- _Task to complete_: Copy all of the material exactly. Pictures are not to appear in the copy.

- _Data excerpt_:

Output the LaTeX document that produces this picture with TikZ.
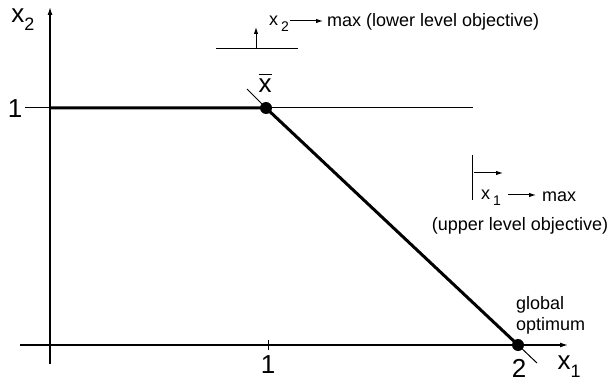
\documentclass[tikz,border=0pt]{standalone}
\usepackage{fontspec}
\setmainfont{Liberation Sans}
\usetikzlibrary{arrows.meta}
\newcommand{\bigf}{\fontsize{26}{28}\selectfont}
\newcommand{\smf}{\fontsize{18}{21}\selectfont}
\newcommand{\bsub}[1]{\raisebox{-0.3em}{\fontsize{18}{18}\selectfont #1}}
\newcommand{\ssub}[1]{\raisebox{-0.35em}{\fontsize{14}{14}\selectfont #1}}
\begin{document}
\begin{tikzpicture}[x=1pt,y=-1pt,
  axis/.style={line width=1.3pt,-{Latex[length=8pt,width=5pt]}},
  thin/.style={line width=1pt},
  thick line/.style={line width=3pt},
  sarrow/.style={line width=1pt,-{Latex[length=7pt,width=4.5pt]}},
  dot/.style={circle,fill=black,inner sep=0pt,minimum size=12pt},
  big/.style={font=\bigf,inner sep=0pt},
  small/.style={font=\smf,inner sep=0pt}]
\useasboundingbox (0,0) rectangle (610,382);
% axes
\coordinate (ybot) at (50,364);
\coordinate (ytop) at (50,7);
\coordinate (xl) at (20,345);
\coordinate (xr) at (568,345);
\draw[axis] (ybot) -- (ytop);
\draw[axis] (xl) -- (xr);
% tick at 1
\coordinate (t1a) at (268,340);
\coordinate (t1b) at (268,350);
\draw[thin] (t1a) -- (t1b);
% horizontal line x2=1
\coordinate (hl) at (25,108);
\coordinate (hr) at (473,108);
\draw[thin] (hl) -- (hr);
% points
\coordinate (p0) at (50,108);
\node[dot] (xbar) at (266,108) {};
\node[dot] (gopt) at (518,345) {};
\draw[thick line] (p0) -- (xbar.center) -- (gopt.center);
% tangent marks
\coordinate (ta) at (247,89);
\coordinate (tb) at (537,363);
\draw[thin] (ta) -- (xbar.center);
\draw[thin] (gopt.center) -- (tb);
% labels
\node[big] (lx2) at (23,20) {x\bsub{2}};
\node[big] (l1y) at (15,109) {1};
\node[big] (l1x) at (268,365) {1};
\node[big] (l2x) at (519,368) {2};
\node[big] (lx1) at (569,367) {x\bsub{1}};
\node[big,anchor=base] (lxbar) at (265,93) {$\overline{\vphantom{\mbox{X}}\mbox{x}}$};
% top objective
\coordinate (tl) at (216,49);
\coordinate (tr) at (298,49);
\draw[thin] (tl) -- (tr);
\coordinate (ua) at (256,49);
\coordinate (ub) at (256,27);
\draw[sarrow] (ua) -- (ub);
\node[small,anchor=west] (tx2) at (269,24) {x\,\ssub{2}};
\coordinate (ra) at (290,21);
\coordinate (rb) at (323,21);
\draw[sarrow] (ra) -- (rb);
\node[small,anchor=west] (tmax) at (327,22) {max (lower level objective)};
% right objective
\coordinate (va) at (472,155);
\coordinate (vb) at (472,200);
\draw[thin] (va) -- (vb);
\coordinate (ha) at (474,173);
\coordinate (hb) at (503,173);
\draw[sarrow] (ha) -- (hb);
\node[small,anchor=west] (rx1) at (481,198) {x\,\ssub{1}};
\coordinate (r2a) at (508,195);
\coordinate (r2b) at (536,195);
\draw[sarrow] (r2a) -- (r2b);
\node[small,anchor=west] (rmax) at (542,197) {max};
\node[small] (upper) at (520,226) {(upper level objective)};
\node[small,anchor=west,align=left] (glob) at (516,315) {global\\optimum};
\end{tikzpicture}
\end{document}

- _Exercise solution_:
Output the LaTeX document that produces this picture with TikZ.
\documentclass[tikz,border=0pt]{standalone}
\usepackage{fontspec}
\setmainfont{Liberation Sans}
\usetikzlibrary{arrows.meta}
\newcommand{\bigf}{\fontsize{26}{28}\selectfont}
\newcommand{\smf}{\fontsize{18}{21}\selectfont}
\newcommand{\bsub}[1]{\raisebox{-0.3em}{\fontsize{18}{18}\selectfont #1}}
\newcommand{\ssub}[1]{\raisebox{-0.35em}{\fontsize{14}{14}\selectfont #1}}
\begin{document}
\begin{tikzpicture}[x=1pt,y=-1pt,
  axis/.style={line width=1.3pt,-{Latex[length=8pt,width=5pt]}},
  thin/.style={line width=1pt},
  thick line/.style={line width=3pt},
  sarrow/.style={line width=1pt,-{Latex[length=7pt,width=4.5pt]}},
  dot/.style={circle,fill=black,inner sep=0pt,minimum size=12pt},
  big/.style={font=\bigf,inner sep=0pt},
  small/.style={font=\smf,inner sep=0pt}]
\useasboundingbox (0,0) rectangle (610,382);
% axes
\coordinate (ybot) at (50,364);
\coordinate (ytop) at (50,7);
\coordinate (xl) at (20,345);
\coordinate (xr) at (568,345);
\draw[axis] (ybot) -- (ytop);
\draw[axis] (xl) -- (xr);
% tick at 1
\coordinate (t1a) at (268,340);
\coordinate (t1b) at (268,350);
\draw[thin] (t1a) -- (t1b);
% horizontal line x2=1
\coordinate (hl) at (25,108);
\coordinate (hr) at (473,108);
\draw[thin] (hl) -- (hr);
% points
\coordinate (p0) at (50,108);
\node[dot] (xbar) at (266,108) {};
\node[dot] (gopt) at (518,345) {};
\draw[thick line] (p0) -- (xbar.center) -- (gopt.center);
% tangent marks
\coordinate (ta) at (247,89);
\coordinate (tb) at (537,363);
\draw[thin] (ta) -- (xbar.center);
\draw[thin] (gopt.center) -- (tb);
% labels
\node[big] (lx2) at (23,20) {x\bsub{2}};
\node[big] (l1y) at (15,109) {1};
\node[big] (l1x) at (268,365) {1};
\node[big] (l2x) at (519,368) {2};
\node[big] (lx1) at (569,367) {x\bsub{1}};
\node[big,anchor=base] (lxbar) at (265,93) {$\overline{\vphantom{\mbox{X}}\mbox{x}}$};
% top objective
\coordinate (tl) at (216,49);
\coordinate (tr) at (298,49);
\draw[thin] (tl) -- (tr);
\coordinate (ua) at (256,49);
\coordinate (ub) at (256,27);
\draw[sarrow] (ua) -- (ub);
\node[small,anchor=west] (tx2) at (269,24) {x\,\ssub{2}};
\coordinate (ra) at (290,21);
\coordinate (rb) at (323,21);
\draw[sarrow] (ra) -- (rb);
\node[small,anchor=west] (tmax) at (327,22) {max (lower level objective)};
% right objective
\coordinate (va) at (472,155);
\coordinate (vb) at (472,200);
\draw[thin] (va) -- (vb);
\coordinate (ha) at (474,173);
\coordinate (hb) at (503,173);
\draw[sarrow] (ha) -- (hb);
\node[small,anchor=west] (rx1) at (481,198) {x\,\ssub{1}};
\coordinate (r2a) at (508,195);
\coordinate (r2b) at (536,195);
\draw[sarrow] (r2a) -- (r2b);
\node[small,anchor=west] (rmax) at (542,197) {max};
\node[small] (upper) at (520,226) {(upper level objective)};
\node[small,anchor=west,align=left] (glob) at (516,315) {global\\optimum};
\end{tikzpicture}
\end{document}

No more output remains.